THE PROBLEM
Pull out each line of the data that includes the word "picture".

DATA PROVIDED

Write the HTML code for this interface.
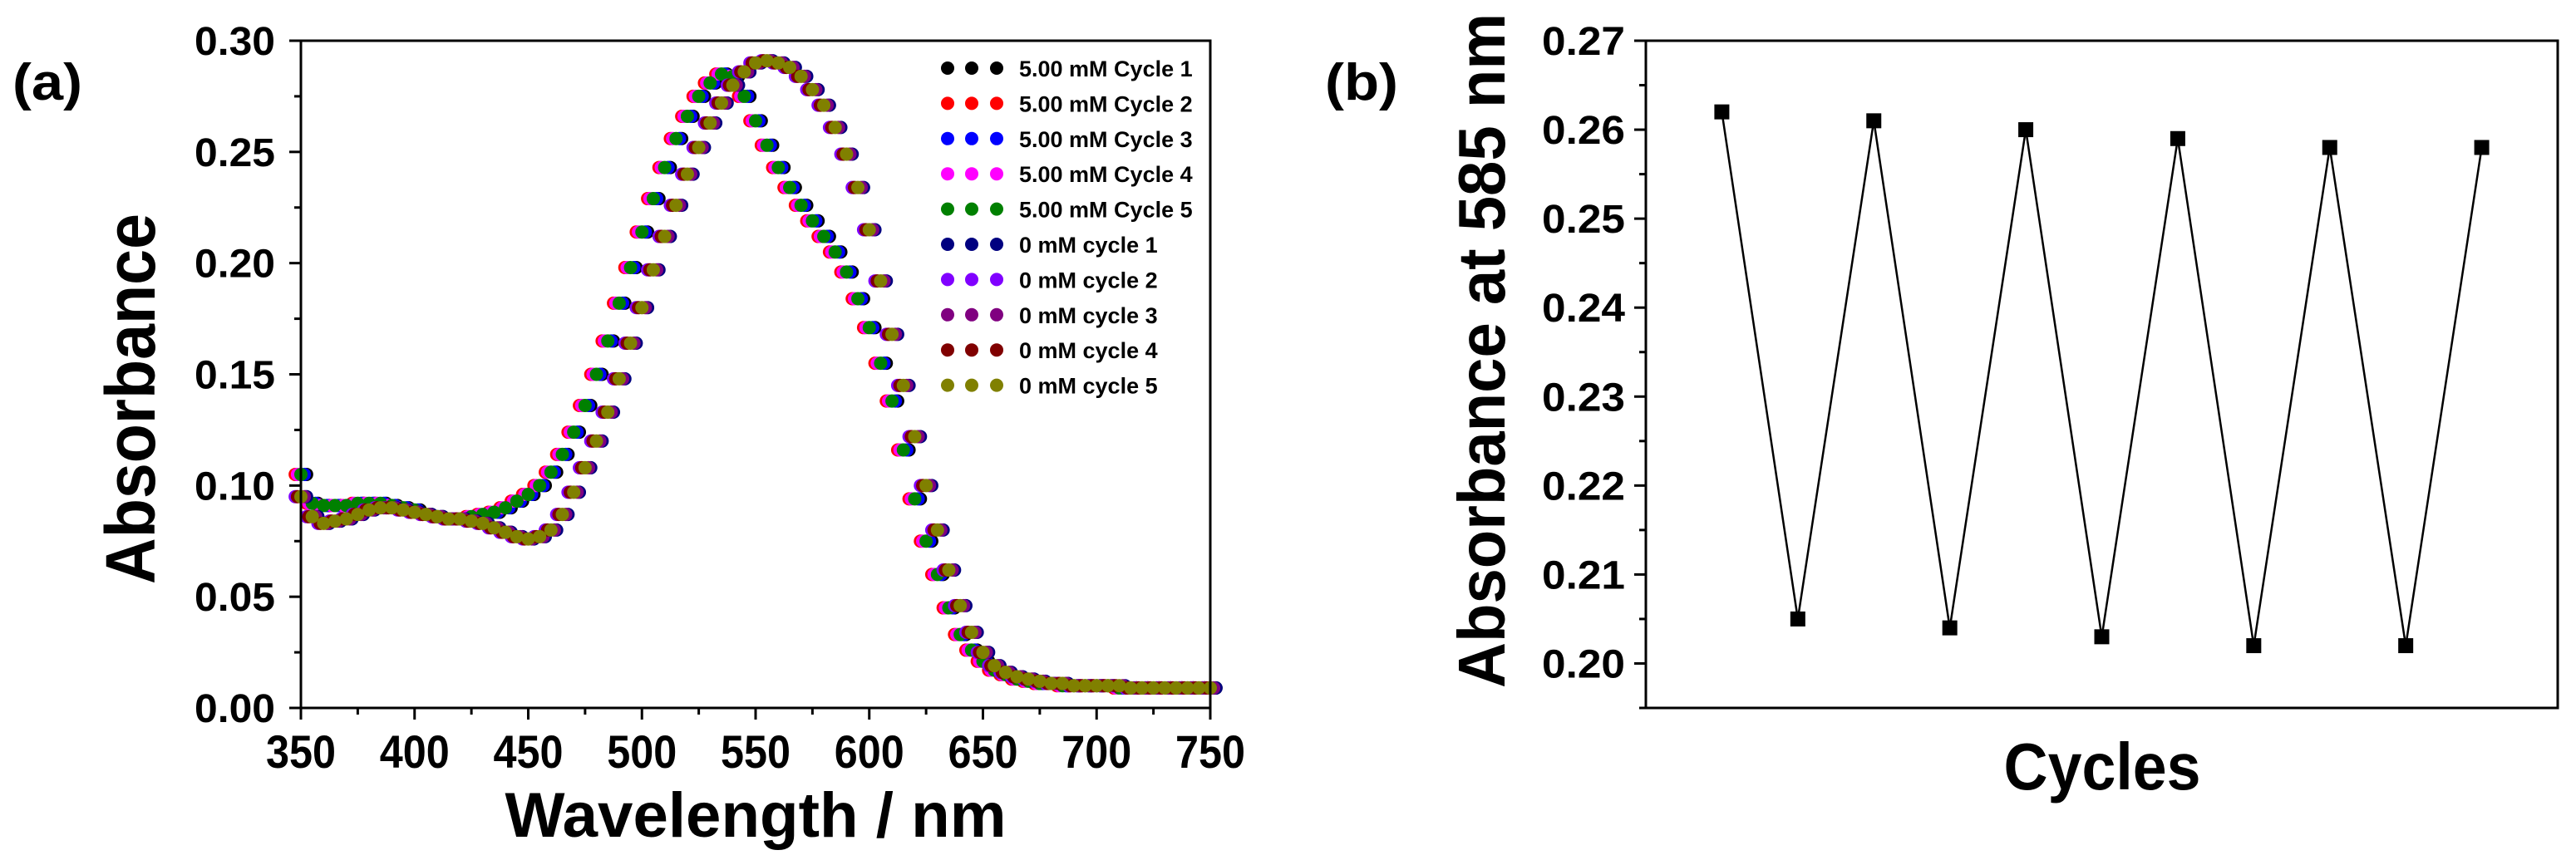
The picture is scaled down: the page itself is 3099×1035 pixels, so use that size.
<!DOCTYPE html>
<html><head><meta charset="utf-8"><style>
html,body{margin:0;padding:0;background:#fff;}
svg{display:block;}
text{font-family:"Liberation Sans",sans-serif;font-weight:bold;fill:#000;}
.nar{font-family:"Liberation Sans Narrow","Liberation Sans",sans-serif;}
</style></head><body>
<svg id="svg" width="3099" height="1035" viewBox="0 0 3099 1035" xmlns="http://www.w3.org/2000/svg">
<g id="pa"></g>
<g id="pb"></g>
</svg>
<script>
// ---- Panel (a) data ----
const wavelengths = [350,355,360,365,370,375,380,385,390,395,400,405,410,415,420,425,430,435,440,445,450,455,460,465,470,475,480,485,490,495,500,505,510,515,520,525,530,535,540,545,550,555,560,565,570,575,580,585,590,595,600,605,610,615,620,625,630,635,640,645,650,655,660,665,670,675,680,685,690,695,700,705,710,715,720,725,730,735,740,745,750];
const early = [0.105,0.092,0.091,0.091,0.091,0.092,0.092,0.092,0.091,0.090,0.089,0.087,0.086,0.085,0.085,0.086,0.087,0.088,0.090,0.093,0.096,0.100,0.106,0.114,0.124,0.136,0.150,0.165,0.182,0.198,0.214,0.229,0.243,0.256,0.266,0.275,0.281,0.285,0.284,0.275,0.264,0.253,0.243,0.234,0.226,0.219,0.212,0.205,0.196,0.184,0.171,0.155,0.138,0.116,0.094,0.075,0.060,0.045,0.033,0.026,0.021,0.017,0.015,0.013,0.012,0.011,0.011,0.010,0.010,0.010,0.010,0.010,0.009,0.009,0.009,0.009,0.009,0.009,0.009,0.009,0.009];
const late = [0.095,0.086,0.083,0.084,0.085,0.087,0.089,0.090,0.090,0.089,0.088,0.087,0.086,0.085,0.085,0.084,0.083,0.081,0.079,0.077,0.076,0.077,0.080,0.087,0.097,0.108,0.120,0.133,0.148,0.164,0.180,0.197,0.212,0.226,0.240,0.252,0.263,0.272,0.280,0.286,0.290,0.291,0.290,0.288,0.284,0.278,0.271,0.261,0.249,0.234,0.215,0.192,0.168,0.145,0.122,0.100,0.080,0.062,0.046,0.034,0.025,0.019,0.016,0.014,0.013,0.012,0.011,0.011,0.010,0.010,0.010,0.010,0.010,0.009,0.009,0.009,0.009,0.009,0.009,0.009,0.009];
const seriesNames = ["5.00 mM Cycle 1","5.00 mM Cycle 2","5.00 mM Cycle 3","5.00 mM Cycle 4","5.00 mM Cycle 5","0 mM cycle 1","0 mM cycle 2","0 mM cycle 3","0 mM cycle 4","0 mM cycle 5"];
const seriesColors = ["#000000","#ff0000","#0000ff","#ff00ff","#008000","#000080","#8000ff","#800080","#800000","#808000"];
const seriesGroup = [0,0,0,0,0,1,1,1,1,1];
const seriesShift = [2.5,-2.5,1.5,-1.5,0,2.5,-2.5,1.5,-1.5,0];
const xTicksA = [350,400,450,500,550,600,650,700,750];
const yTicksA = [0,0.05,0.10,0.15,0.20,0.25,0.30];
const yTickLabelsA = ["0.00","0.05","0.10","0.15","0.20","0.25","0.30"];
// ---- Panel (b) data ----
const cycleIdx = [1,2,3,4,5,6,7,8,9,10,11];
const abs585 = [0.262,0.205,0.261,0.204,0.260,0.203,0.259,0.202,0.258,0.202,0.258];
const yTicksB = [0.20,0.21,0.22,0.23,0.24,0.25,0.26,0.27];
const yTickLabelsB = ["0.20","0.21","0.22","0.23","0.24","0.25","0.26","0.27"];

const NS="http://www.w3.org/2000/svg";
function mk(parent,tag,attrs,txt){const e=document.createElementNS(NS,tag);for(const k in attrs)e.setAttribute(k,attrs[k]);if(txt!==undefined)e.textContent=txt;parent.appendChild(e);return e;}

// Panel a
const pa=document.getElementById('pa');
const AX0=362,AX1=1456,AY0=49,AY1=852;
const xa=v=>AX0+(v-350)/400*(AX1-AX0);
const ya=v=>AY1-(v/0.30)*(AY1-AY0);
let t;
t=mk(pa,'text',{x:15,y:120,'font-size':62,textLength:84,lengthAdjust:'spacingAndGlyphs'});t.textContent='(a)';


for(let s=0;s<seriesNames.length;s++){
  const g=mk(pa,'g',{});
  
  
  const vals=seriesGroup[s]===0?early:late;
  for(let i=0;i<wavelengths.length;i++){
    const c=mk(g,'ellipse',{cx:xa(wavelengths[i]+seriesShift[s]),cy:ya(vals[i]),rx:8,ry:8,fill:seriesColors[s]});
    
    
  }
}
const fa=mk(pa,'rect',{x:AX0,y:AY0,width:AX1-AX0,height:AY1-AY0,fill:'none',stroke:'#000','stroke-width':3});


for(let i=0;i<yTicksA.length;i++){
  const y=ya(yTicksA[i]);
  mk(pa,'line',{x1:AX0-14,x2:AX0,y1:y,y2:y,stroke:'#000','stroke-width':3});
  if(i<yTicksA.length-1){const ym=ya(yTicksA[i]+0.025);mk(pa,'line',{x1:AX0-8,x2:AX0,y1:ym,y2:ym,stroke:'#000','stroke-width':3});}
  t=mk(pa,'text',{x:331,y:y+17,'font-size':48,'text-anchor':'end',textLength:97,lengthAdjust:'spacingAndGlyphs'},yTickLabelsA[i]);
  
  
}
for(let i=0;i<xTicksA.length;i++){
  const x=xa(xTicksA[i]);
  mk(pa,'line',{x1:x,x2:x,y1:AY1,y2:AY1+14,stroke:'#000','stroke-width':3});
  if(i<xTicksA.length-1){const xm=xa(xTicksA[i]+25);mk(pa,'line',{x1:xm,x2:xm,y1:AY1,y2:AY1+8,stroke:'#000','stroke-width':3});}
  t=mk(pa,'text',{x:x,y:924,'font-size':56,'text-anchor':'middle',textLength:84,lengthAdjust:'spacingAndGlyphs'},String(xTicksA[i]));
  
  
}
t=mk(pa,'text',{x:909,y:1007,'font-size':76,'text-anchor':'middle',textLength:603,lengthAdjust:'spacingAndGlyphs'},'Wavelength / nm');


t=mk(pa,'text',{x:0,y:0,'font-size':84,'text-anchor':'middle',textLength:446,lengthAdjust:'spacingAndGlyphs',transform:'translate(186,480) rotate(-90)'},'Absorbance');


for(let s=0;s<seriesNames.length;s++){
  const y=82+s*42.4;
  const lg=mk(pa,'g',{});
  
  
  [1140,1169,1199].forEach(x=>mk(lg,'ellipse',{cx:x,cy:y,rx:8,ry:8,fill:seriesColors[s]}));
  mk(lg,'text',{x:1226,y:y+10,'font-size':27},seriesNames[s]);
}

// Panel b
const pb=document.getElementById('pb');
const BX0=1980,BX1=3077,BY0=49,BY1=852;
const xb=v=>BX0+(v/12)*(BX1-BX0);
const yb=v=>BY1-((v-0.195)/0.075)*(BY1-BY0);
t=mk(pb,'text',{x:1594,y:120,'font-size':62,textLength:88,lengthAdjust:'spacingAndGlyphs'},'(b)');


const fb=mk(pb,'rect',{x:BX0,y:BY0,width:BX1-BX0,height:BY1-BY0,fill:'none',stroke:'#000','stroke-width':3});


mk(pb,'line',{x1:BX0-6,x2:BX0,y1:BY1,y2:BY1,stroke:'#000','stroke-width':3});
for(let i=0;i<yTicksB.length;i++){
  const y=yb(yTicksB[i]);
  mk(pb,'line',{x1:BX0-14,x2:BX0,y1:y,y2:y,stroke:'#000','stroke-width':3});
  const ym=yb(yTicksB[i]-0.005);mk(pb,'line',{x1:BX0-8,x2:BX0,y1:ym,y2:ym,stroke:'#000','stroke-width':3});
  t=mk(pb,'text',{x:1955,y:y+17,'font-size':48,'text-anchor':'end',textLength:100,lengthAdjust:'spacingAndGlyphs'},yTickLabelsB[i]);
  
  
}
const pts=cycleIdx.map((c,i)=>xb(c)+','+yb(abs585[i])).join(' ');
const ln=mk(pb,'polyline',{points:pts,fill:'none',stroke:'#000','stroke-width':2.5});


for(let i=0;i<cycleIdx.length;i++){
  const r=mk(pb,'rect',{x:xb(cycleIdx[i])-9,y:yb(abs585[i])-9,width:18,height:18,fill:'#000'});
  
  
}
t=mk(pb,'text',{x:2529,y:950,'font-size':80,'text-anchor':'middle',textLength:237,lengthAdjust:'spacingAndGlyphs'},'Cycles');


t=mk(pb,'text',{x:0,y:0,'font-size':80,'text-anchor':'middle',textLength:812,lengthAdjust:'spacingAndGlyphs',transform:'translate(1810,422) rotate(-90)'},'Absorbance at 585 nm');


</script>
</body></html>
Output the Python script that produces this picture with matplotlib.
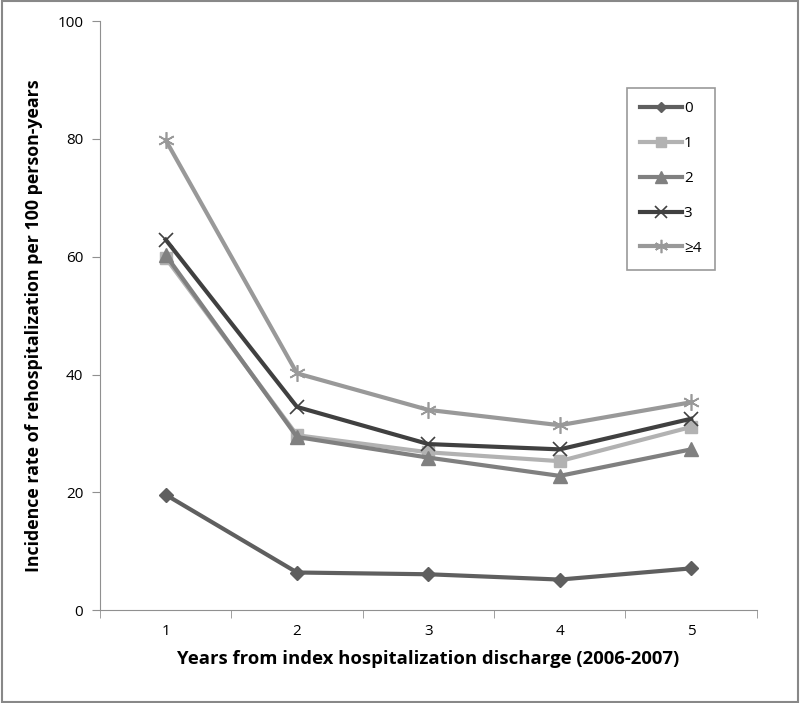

SOLVED EXERCISE
The picture is scaled down: the page itself is 3099×1035 pixels, so use that size.
Output the Python script that produces this picture with matplotlib.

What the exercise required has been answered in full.